:: GIVEN ENTRIES ::

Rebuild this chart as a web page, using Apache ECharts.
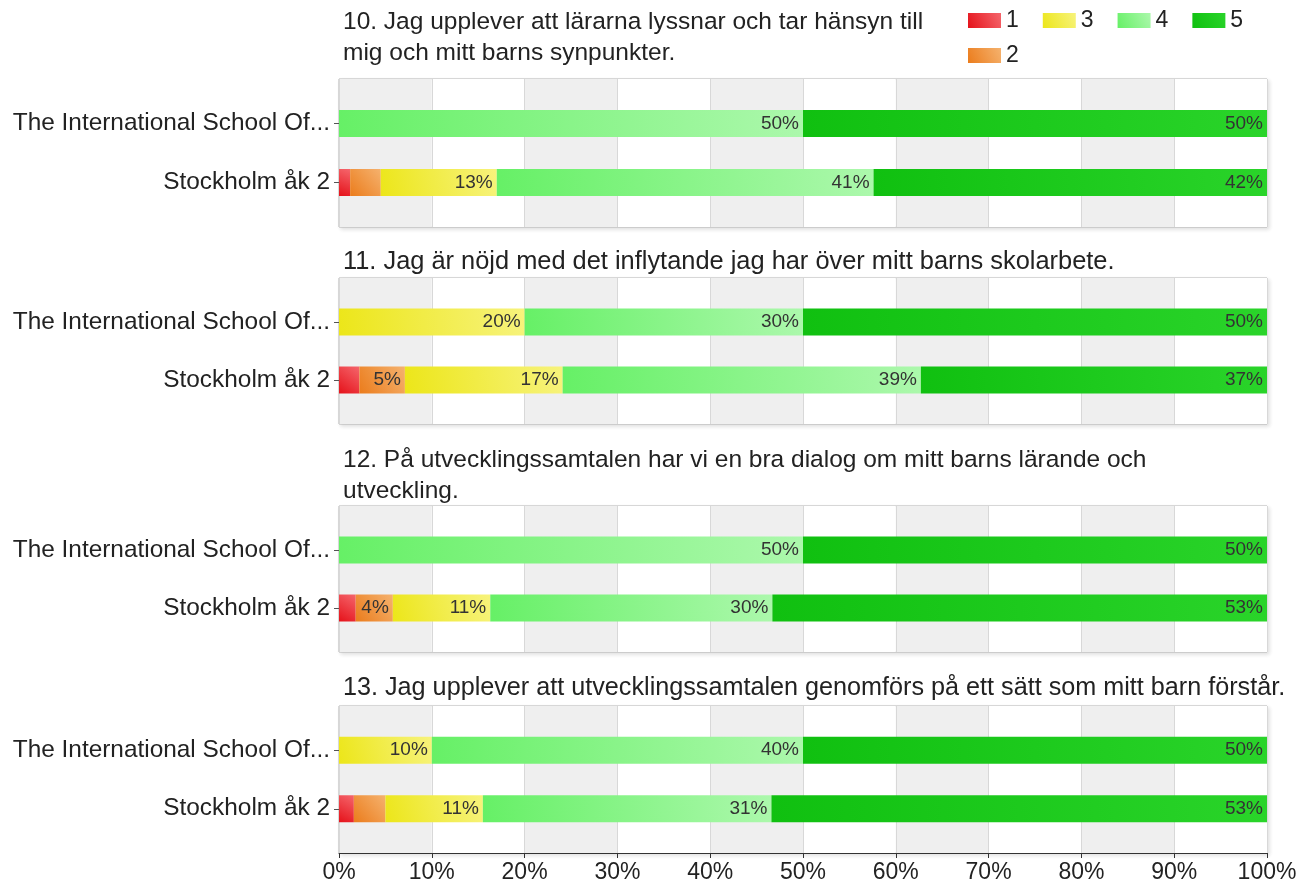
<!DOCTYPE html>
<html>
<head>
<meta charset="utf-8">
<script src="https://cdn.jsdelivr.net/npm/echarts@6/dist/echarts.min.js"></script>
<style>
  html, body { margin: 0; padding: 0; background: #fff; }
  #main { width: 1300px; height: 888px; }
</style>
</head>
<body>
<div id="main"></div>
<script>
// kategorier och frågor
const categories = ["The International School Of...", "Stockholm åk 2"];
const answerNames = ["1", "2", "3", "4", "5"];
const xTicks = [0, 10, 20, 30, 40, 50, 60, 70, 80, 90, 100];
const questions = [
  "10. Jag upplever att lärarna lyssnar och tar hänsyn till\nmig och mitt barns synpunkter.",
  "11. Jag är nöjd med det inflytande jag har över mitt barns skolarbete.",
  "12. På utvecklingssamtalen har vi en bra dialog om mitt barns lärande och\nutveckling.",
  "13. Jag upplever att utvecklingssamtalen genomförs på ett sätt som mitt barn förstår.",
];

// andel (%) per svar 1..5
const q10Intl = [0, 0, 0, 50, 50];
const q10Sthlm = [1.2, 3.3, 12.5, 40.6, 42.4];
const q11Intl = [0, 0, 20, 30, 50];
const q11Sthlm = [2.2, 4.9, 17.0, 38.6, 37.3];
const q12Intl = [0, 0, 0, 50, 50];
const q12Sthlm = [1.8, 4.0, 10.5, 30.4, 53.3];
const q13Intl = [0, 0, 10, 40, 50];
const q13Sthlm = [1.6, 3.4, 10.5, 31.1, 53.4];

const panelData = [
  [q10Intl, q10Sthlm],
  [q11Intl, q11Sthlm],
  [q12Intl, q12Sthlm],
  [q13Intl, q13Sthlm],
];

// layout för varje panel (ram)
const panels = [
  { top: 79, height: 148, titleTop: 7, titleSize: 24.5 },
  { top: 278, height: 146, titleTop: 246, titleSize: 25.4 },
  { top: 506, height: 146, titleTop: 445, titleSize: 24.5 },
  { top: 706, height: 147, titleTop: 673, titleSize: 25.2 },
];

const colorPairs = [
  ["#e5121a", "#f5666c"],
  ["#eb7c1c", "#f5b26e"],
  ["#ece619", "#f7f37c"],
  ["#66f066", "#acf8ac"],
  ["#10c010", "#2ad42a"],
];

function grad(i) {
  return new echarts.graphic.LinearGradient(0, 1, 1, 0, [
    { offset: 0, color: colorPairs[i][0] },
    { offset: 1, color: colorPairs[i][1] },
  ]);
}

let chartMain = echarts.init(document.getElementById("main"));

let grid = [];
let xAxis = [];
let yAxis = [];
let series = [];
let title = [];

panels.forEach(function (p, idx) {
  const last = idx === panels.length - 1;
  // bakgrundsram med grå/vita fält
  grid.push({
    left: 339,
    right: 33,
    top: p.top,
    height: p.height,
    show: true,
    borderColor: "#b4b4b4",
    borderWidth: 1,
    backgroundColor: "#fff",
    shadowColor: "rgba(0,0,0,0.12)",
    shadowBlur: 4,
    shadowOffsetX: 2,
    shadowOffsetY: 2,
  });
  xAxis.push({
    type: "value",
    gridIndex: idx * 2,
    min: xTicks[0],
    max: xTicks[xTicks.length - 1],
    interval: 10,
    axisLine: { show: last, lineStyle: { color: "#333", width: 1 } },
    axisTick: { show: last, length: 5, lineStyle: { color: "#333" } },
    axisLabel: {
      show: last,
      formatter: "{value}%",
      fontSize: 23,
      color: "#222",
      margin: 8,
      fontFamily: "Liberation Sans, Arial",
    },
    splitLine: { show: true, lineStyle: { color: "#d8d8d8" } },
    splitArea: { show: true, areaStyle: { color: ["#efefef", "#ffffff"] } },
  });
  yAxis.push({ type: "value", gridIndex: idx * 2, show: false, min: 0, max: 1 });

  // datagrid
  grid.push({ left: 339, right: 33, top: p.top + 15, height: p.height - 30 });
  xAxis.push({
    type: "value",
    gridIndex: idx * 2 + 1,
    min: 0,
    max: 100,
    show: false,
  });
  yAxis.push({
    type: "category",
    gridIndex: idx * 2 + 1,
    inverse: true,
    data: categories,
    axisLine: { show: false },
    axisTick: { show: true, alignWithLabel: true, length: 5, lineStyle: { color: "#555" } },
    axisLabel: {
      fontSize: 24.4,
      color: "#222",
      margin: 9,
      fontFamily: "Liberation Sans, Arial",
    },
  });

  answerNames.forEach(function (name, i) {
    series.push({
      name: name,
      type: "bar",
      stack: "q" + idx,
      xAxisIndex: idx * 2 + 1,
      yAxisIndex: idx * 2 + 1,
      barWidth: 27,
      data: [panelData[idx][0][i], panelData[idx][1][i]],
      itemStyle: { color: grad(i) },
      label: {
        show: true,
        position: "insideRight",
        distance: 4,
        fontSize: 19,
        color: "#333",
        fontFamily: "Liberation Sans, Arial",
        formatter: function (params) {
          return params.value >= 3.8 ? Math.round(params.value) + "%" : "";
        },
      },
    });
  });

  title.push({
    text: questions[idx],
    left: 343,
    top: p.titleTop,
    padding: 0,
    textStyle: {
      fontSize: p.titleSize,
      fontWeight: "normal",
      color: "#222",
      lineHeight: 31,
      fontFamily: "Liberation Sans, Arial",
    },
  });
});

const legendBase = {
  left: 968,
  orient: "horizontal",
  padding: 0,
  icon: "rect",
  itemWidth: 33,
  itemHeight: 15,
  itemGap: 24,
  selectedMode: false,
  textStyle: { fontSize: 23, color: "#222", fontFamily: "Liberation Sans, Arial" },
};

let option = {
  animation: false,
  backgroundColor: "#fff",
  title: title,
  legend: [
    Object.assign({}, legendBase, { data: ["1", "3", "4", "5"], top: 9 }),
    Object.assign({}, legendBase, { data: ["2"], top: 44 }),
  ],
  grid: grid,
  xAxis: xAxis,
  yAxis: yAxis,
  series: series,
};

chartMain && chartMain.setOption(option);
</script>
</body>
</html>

:::
:: GIVEN ENTRIES ::

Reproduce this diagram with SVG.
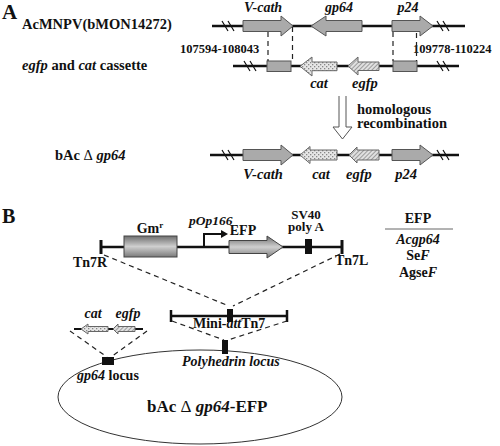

:::

__REQUIRED WORK__: List every line from the entries above in which "this" appears.

__ANSWER TO THE PROBLEM__:
Rebuild this chart as a web page, using Apache ECharts.
Reproduce this diagram with SVG.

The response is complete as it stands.